Hay una alegría especial en el aire, una alegría callada pero muy profunda.

Durante una hora nos reuniremos para hablar de la obra de Aïvanhov, que tanto nos habló de cómo llevar lo divino a la vida diaria.

Al levantarse uno está agradecido. Y es que cada célula del cuerpo aparece renovada y alerta.

En el silencio del alba hay un misterio y también una presencia.

Durante la noche creo que he soñado con el niño Rubén, que ahora esta en el plano sutil, y con en el dolor de sus padres: siendo consciente del limitado consuelo que puede llegar desde la tierra. Pero también siendo consciente del vínculo eterno, de la mano que acoge.

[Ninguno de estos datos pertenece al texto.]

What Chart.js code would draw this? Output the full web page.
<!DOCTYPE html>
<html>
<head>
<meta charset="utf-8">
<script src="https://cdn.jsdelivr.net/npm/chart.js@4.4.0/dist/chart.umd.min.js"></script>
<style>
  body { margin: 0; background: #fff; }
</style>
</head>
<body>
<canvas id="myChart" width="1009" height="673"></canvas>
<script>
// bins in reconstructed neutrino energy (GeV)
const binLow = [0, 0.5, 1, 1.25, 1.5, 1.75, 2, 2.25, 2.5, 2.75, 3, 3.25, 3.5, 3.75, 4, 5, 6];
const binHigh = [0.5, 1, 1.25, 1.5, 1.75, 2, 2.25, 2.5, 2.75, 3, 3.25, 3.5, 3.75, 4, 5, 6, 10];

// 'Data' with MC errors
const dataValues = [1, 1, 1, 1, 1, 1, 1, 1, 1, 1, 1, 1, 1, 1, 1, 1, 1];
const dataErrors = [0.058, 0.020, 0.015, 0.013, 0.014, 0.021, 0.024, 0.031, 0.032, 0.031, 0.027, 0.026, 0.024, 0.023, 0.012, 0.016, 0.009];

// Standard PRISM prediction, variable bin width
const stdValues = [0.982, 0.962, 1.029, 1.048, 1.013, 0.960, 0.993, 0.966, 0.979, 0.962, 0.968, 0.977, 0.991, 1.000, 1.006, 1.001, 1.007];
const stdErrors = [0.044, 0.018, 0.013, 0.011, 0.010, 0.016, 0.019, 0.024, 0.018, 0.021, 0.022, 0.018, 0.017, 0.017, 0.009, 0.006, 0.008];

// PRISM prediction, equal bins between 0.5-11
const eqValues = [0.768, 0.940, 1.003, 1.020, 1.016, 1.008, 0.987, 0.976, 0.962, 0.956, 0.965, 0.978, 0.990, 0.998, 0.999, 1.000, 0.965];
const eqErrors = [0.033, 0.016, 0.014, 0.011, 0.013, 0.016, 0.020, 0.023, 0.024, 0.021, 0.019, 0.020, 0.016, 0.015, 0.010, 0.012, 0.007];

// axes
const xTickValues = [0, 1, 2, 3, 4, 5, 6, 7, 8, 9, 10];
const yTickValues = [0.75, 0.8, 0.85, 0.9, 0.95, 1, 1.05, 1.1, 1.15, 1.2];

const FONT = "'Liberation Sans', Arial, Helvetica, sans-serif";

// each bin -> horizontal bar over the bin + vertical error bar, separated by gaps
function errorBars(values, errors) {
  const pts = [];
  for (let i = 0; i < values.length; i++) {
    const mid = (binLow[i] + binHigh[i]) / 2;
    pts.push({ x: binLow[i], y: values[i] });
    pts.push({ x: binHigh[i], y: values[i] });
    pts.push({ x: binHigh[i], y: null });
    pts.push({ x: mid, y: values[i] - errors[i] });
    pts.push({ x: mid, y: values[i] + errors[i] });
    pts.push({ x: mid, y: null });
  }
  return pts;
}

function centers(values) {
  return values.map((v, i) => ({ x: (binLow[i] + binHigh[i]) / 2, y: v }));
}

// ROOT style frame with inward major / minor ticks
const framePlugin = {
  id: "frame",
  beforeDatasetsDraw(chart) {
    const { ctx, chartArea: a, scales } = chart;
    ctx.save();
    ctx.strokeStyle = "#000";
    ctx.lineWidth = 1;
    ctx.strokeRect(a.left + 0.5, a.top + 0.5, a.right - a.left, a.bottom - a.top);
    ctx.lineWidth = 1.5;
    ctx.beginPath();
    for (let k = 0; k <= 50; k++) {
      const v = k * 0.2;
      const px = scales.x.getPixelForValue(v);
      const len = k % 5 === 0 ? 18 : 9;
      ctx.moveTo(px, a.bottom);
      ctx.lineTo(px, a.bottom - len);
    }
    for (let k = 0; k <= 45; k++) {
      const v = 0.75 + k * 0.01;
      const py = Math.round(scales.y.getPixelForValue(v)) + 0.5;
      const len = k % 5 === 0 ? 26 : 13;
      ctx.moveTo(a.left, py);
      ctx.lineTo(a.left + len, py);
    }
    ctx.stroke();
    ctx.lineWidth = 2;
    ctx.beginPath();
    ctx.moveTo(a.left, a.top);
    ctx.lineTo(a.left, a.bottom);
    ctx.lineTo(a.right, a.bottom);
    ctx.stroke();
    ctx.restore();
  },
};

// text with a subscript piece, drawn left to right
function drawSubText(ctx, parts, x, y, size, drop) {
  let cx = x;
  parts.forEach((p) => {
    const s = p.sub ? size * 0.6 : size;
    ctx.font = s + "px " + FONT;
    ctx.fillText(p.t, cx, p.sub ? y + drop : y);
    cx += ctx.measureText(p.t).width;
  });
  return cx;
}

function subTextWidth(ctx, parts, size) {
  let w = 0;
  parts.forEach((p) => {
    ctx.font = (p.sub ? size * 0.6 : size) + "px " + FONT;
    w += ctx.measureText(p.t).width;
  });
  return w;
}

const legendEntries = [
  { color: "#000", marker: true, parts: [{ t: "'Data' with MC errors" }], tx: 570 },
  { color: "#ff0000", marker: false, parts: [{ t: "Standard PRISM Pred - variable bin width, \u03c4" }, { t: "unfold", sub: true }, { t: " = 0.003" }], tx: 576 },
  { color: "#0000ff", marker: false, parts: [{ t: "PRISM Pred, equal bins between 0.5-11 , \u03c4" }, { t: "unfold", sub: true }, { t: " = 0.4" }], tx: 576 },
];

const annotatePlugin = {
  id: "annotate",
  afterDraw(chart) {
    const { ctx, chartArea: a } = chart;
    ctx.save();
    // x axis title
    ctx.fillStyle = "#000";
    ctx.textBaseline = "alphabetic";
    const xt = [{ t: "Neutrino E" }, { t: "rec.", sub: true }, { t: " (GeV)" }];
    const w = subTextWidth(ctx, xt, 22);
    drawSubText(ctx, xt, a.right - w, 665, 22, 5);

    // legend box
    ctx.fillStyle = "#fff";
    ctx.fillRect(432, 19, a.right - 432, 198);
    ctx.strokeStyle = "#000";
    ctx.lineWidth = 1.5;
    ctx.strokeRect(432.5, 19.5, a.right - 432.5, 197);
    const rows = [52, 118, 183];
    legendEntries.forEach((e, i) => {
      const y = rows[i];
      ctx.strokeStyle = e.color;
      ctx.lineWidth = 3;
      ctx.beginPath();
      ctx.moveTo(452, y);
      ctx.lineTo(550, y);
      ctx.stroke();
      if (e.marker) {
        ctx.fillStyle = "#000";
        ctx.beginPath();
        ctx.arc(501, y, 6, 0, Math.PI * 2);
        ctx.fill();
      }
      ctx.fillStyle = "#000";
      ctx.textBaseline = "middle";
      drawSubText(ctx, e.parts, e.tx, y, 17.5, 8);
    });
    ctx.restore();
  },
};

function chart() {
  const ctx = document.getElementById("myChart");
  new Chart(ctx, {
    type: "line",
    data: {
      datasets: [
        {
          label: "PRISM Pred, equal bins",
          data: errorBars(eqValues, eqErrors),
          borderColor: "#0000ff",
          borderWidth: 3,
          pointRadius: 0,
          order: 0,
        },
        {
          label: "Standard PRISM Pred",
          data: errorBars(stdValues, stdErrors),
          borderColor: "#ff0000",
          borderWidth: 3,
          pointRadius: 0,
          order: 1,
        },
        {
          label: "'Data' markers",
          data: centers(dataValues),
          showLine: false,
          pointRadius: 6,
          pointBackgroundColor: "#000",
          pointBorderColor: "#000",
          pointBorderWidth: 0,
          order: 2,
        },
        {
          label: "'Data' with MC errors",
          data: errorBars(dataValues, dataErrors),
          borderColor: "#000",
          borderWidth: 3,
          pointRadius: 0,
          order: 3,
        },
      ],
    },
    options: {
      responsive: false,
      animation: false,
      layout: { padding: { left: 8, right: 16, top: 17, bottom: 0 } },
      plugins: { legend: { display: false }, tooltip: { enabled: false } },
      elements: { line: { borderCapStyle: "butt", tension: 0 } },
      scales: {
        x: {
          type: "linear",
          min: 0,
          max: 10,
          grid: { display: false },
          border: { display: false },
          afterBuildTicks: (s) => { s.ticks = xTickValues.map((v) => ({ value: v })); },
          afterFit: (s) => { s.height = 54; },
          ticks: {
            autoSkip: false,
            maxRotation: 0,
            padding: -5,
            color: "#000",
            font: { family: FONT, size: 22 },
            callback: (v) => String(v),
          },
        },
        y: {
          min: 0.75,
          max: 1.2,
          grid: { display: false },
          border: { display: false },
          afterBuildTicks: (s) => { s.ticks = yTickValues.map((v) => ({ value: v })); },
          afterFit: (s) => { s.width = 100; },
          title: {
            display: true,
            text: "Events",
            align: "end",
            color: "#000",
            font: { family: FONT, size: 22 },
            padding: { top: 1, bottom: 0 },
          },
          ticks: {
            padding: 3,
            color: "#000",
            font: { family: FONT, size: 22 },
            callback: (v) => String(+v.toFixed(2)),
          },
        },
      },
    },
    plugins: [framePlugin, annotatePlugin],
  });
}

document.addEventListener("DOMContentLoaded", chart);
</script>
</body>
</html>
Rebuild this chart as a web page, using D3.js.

Poco a poco el día se abre, se despereza, primero con los pájaros que cantan, luego con la luz que llega dando vida a todo. Ya los árboles se dejan ver, erguidos un día más.

Siento que el día de hoy es un privilegio y en mi mente resuena el eco del mantram de unificación: “que todos los hombres amen”.

Al Maestro le pido sobre todo que no esté muy lejos del corazón de la madre de Rubén, que prenda allí una llama, que esté presente, que recoja amorosamente todo ese llanto y lo guarde en un cuenco dorado para regar la tierra plantada con la semilla del amor.